━━ PROVIDED MATERIAL

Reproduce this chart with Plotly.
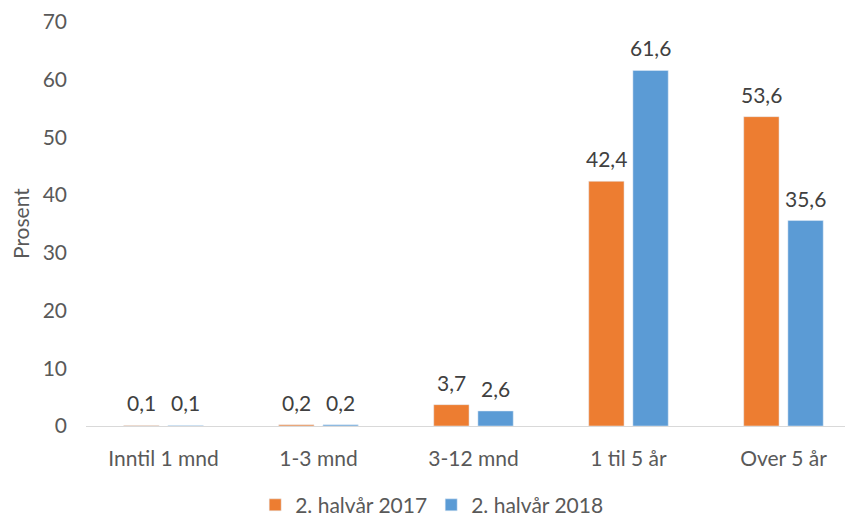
import plotly.graph_objects as go

# Varighet (kategorier) og andel i prosent per periode
categories = ["Inntil 1 mnd", "1-3 mnd", "3-12 mnd", "1 til 5 år", "Over 5 år"]
series_2017 = [0.1, 0.2, 3.7, 42.4, 53.6]
series_2018 = [0.1, 0.2, 2.6, 61.6, 35.6]
y_ticks = [0, 10, 20, 30, 40, 50, 60, 70]
y_title = "Prosent"

FONT = "Lato, Calibri, sans-serif"
TXT = "#595959"
FS = 21


def fmt(v):
    return f"{v:.1f}".replace(".", ",")


fig = go.Figure()
fig.add_trace(go.Bar(name="2. halvår 2017", x=categories, y=series_2017,
                     marker_color="#ED7D31"))
fig.add_trace(go.Bar(name="2. halvår 2018", x=categories, y=series_2018,
                     marker_color="#5B9BD5"))

# Verdietiketter over hver stolpe
for series, dx in ((series_2017, -22), (series_2018, 22)):
    for cat, v in zip(categories, series):
        fig.add_annotation(x=cat, y=v, text=fmt(v), showarrow=False,
                           xanchor="center", yanchor="bottom",
                           xshift=dx, yshift=8,
                           font=dict(size=FS, color="#404040", family=FONT))

# Aksetittel for y-aksen
fig.add_annotation(xref="paper", yref="paper", x=0, y=0.5, xshift=-66,
                   text=y_title, textangle=-90, showarrow=False,
                   xanchor="center", yanchor="middle",
                   font=dict(size=FS, color=TXT, family=FONT))

fig.update_layout(
    width=845, height=516,
    margin=dict(l=86, r=0, t=22, b=90, autoexpand=False),
    paper_bgcolor="white", plot_bgcolor="white",
    barmode="group", bargap=0.43, bargroupgap=0.2,
    font=dict(family=FONT, size=FS, color=TXT),
    showlegend=True,
    legend=dict(orientation="h", xref="container", yref="paper",
                x=0.302, xanchor="left", y=-0.196, yanchor="middle",
                font=dict(size=FS, color=TXT),
                entrywidth=131, entrywidthmode="pixels",
                itemwidth=30, traceorder="normal"),
)
fig.update_xaxes(
    range=[-0.5, 4.397], showline=True, linecolor="#D9D9D9", linewidth=1,
    showgrid=False, ticks="", ticklabelstandoff=14,
    tickfont=dict(size=FS, color=TXT),
)
fig.update_yaxes(
    range=[0, 70], tickvals=y_ticks, showgrid=False, zeroline=False,
    showline=False, ticks="", ticklabelstandoff=18,
    tickfont=dict(size=FS, color=TXT),
)

fig.write_html("out.html")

━━━━

◆ **WHAT TO PRODUCE**
Write down every line from the opening of the listing to the line with "import plotly.graph_objects as go", both included, and nothing else; the pictures are omitted.

◆ **SOLVED PROBLEM**
Reproduce this chart with Plotly.
import plotly.graph_objects as go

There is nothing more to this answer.